### EXERCISE PROMPT:
From the first line of the data down to and including the line with "import * as", copy everything exactly, leaving out pictures.

━━━ DATA BLOCK ━━━

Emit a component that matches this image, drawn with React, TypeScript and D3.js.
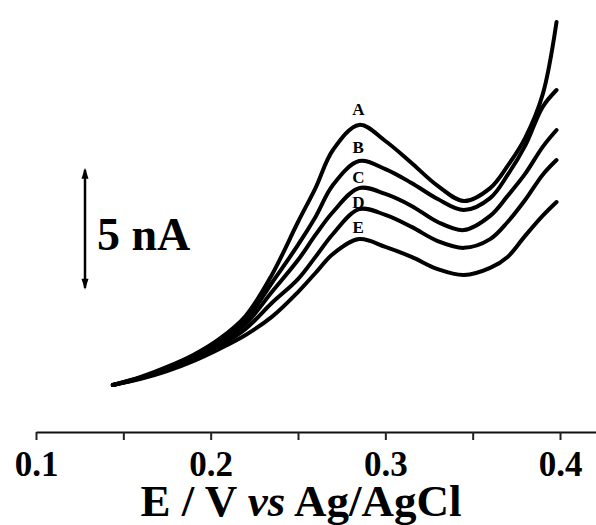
import React, { useEffect, useRef } from "react";
import * as d3 from "d3";

// potentials (V vs Ag/AgCl) shared by every trace
const potentials = [
  0.144, 0.16, 0.175, 0.19, 0.205, 0.22, 0.235, 0.25, 0.26, 0.27, 0.285, 0.3,
  0.315, 0.33, 0.345, 0.36, 0.37, 0.38, 0.39, 0.398,
];

// currents in nA
const curveA = [
  0, 0.33, 0.74, 1.23, 1.89, 2.83, 4.51, 6.68, 8.07, 9.63, 10.66, 10.0, 9.1,
  8.16, 7.54, 8.07, 8.98, 10.12, 11.89, 14.88,
];
const curveB = [
  0, 0.31, 0.7, 1.19, 1.8, 2.66, 4.18, 5.74, 6.89, 8.2, 9.18, 8.85, 8.28, 7.62,
  7.17, 7.66, 8.61, 9.8, 11.39, 12.09,
];
const curveC = [
  0, 0.29, 0.66, 1.15, 1.72, 2.5, 3.81, 5.12, 6.15, 7.09, 8.07, 7.83, 7.34,
  6.68, 6.35, 6.93, 7.75, 8.65, 9.75, 10.45,
];
const curveD = [
  0, 0.27, 0.61, 1.07, 1.6, 2.3, 3.36, 4.34, 5.25, 6.19, 7.21, 6.97, 6.48,
  5.9, 5.62, 5.98, 6.68, 7.58, 8.61, 9.22,
];
const curveE = [
  0, 0.25, 0.57, 0.98, 1.48, 2.05, 2.79, 3.81, 4.59, 5.37, 5.98, 5.66, 5.25,
  4.75, 4.51, 4.8, 5.25, 6.11, 6.93, 7.5,
];

const curveNames = ["A", "B", "C", "D", "E"];
const curves = [curveA, curveB, curveC, curveD, curveE];
// label baseline, in nA, above each peak
const labelLevels = [11.07, 9.51, 8.28, 7.25, 6.23];

const xTicks = [0.1, 0.15, 0.2, 0.25, 0.3, 0.35, 0.4];
const xMajor = [0.1, 0.2, 0.3, 0.4];

const scaleBarFrom = 3.9;
const scaleBarSize = 5;
const scaleBarLabel = "5 nA";

const W = 596,
  H = 525;
const axisY = 432;
const serif = "'Liberation Serif', 'Times New Roman', serif";

export default function App(): JSX.Element {
  const axisRef = useRef<SVGGElement>(null);

  const x = d3.scaleLinear().domain([0.1, 0.4206]).range([36, 596]);
  const y = d3.scaleLinear().domain([0, 15]).range([385, 19]);

  const line = d3
    .line<number>()
    .x((_, i) => x(potentials[i]))
    .y((d) => y(d))
    .curve(d3.curveCatmullRom.alpha(0.5));

  useEffect(() => {
    if (!axisRef.current) return;
    const g = d3.select(axisRef.current);
    g.selectAll("*").remove();
    g.call(
      d3
        .axisBottom(x)
        .tickValues(xTicks)
        .tickSize(8)
        .tickSizeOuter(0)
        .tickPadding(11)
        .tickFormat((d) =>
          xMajor.some((m) => Math.abs(m - (d as number)) < 1e-9)
            ? d3.format(".1f")(d as number)
            : ""
        )
    );
    g.select(".domain").attr("stroke", "#111").attr("stroke-width", 2);
    g.selectAll(".tick line").attr("stroke", "#222").attr("stroke-width", 2);
    g.selectAll(".tick text")
      .attr("fill", "#000")
      .attr("font-family", serif)
      .attr("font-weight", "bold")
      .attr("font-size", 35);
  }, []);

  const barTop = y(scaleBarFrom + scaleBarSize);
  const barBottom = y(scaleBarFrom);
  const barX = 85;

  return (
    <svg
      width={W}
      height={H}
      style={{ position: "absolute", left: 0, top: 0, background: "#fff" }}
    >
      {curves.map((c, i) => (
        <path
          key={curveNames[i]}
          d={line(c) || ""}
          fill="none"
          stroke="#000"
          strokeWidth={4}
          strokeLinejoin="round"
          strokeLinecap="round"
        />
      ))}
      {curveNames.map((n, i) => (
        <text
          key={n}
          x={x(0.2845)}
          y={y(labelLevels[i])}
          textAnchor="middle"
          fontFamily={serif}
          fontWeight="bold"
          fontSize={17}
        >
          {n}
        </text>
      ))}

      {/* scale bar */}
      <line
        x1={barX}
        x2={barX}
        y1={barTop + 2}
        y2={barBottom - 2}
        stroke="#000"
        strokeWidth={2.5}
      />
      <path
        d={`M${barX},${barTop} L${barX - 3.5},${barTop + 11} L${barX + 3.5},${barTop + 11} Z`}
        fill="#000"
      />
      <path
        d={`M${barX},${barBottom} L${barX - 3.5},${barBottom - 11} L${barX + 3.5},${barBottom - 11} Z`}
        fill="#000"
      />
      <text
        x={97}
        y={250}
        fontFamily={serif}
        fontWeight="bold"
        fontSize={46}
      >
        {scaleBarLabel}
      </text>

      <g ref={axisRef} transform={`translate(0,${axisY})`} />

      <text
        x={301}
        y={516}
        textAnchor="middle"
        fontFamily={serif}
        fontWeight="bold"
        fontSize={45}
      >
        E / V <tspan fontStyle="italic">vs</tspan> Ag/AgCl
      </text>
    </svg>
  );
}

━━━

### COMPLETE ANSWER:
Emit a component that matches this image, drawn with React, TypeScript and D3.js.
import React, { useEffect, useRef } from "react";
import * as d3 from "d3";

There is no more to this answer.